If billionaire investor Warren Buffett is right about bitcoin, then the world’s No. 1 cryptocurrency contradicts what is generally accepted as reality or rational argument — in other words, it’s a symptom of a mental disorder.
During an hour-long special on CNBC June 29, the chairman and CEO of Berkshire Hathaway — one of the largest U.S. companies — described bitcoin as “a delusion, basically”.
“Bitcoin its ingenious and blockchain is important but bitcoin has no unique value at all — it doesn’t produce anything,” Buffett said during a show with partner Charlie Munger. “You can stare at it all day and no little bitcoins come out or anything like that. It’s a delusion basically.”
Known as the Oracle of Omaha, the 90-year-old Buffett has accumulated a $100 billion-plus fortune running the conglomerate and buying stocks and companies from his office in Omaha, Nebraska.
Oxford Languages defines a delusion as “an idiosyncratic belief or impression that is firmly maintained despite being contradicted by what is generally accepted as reality or rational argument, typically a symptom of mental disorder,” for example, “the delusion of being watched.”

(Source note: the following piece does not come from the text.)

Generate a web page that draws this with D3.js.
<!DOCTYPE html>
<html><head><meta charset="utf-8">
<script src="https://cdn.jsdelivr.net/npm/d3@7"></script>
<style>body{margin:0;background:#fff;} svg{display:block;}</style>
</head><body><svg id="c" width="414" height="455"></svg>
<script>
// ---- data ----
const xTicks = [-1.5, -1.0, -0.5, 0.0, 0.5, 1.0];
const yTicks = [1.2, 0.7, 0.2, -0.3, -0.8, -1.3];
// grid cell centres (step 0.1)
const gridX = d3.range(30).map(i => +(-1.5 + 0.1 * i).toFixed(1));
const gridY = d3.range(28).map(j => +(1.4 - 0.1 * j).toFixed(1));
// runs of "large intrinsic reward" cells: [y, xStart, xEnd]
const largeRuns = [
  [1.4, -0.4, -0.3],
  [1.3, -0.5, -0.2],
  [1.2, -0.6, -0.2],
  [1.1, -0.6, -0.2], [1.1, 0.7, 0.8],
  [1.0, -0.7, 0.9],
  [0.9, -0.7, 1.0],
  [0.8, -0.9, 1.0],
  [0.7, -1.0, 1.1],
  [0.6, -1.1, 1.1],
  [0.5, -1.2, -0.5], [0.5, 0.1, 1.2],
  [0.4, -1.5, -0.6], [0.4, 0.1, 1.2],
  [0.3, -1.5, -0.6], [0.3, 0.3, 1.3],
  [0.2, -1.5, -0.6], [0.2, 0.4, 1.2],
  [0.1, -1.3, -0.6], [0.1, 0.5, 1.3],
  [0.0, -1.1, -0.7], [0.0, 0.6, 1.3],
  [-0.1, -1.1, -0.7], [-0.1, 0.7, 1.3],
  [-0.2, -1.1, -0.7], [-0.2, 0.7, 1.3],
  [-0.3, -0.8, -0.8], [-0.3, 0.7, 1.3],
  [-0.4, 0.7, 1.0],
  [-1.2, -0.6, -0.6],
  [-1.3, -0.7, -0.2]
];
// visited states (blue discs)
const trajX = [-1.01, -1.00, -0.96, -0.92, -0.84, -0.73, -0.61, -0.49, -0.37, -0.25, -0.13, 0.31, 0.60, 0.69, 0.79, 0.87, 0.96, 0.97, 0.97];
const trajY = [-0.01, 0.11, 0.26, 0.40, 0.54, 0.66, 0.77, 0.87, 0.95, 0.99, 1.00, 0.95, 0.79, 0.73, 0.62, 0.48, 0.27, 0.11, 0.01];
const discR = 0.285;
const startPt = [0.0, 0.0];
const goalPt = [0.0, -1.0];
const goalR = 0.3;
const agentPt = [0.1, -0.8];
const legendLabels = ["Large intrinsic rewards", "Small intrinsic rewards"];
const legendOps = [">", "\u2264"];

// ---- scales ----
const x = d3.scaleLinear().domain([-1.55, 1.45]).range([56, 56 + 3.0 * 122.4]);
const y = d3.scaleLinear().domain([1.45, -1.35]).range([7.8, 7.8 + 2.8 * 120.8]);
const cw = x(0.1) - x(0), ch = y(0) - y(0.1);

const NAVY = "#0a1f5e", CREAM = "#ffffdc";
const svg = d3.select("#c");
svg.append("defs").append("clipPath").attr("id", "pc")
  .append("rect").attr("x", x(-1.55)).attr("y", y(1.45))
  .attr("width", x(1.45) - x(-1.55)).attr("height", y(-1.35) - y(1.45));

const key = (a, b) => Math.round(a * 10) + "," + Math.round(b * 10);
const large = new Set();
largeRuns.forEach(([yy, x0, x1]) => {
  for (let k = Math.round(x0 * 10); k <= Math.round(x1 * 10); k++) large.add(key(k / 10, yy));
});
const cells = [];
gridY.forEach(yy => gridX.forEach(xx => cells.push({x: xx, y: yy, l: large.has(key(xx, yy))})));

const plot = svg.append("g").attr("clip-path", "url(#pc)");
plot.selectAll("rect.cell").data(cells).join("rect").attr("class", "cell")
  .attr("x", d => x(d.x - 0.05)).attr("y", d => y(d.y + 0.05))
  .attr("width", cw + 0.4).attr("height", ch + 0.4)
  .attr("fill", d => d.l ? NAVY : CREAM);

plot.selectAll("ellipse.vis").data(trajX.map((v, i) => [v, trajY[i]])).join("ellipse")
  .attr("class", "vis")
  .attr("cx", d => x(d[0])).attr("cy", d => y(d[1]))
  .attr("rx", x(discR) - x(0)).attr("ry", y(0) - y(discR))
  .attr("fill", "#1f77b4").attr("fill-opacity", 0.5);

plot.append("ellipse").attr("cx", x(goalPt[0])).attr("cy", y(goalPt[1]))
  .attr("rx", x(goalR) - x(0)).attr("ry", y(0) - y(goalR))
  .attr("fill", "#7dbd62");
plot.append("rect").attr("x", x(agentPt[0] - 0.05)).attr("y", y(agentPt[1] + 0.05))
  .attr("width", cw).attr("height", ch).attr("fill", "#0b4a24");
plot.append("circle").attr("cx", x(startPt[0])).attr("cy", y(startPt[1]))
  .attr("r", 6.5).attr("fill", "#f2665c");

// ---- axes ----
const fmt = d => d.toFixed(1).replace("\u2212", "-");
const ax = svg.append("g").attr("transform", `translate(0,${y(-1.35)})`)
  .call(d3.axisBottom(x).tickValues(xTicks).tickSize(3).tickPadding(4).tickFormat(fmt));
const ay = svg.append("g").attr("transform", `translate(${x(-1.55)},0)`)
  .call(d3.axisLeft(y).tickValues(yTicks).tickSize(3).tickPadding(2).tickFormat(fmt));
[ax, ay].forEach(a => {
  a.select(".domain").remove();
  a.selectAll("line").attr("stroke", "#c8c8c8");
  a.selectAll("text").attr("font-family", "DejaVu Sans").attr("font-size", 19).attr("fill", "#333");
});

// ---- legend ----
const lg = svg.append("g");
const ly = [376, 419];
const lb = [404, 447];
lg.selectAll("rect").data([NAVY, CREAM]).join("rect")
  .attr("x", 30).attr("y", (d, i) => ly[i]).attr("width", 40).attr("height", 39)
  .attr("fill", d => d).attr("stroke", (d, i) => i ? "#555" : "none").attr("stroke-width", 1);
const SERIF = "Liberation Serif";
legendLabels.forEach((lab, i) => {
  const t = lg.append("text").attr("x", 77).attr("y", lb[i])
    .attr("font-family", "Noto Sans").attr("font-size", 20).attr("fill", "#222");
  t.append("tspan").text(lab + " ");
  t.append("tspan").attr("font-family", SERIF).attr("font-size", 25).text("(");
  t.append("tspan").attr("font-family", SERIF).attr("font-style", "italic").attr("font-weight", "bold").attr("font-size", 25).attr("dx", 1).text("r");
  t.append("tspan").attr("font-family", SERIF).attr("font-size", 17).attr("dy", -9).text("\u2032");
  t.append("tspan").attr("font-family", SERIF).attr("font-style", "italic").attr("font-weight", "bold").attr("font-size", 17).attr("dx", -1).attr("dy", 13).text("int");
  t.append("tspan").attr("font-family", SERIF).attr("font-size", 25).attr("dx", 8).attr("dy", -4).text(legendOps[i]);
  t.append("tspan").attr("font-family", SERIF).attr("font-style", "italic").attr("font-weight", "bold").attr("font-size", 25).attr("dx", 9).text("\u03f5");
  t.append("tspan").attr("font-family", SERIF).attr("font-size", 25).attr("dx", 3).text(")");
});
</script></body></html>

Buffett and Munger are renowned for refusing to chase hot market fads that stray from fundamental market analysis, said Becky Quick, the co-anchor of CNBC’s financial news shows “Squawk Box” and “On the Money.” Their willingness to say what they think doesn’t always win them friends, “like their take on Bitcoin,” Quick said.
From a single textile mill, Buffett built Berkshire Hathaway into a $650 billion conglomerate of companies such as railroad operator Burlington Northern Santa Fe, insurance company Geico to Fruit of the Loom, Dairy Queen and Clayton Homes. He manages a $300-billion portfolio of shares of companies including Apple, Bank of America and Coca-Cola.
Listen to GHOGH with Jamarlin Martin | Episode 74: Jamarlin Martin Jamarlin returns for a new season of the GHOGH podcast to discuss Bitcoin, bubbles, and Biden. He talks about the risk factors for Bitcoin as an investment asset including origin risk, speculative market structure, regulatory, and environment. Are broader financial markets in a massive speculative bubble?
After about 45 years of “market-beating performances”, Berkshire has lagged in the S&P 500 for the last five-to-10 years, making some wonder if Buffett has lost his touch, Quick said.
Financial advisors are still cautious of crypto despite the hype from retail and institutional investors. Just 10 percent of financial advisers recommend crypto holdings to at least some clients, according to a recent white paper by InvestmentNews Research and Grayscale Investments. Another 12 percent of advisers personally dabble in crypto but don’t put them in client portfolios. Meanwhile, major players are going all in on digital assets. Morgan Stanley was the first Wall Street bank to give clients access to bitcoin. Goldman Sachs did the same, and new products and services keep coming on the market to help advisers work with cryptocurrency — from passive funds to separately managed account options, according to Investment News.
“Bitcoin is worthless, artificial gold,” Buffett insists.
Bitcoin was trading at $33,146.43 as of this writing, down from a record high near $65,000 in April. Bitcoin started 2021 at $29,333. Its price fell briefly to $28,911 on June 22.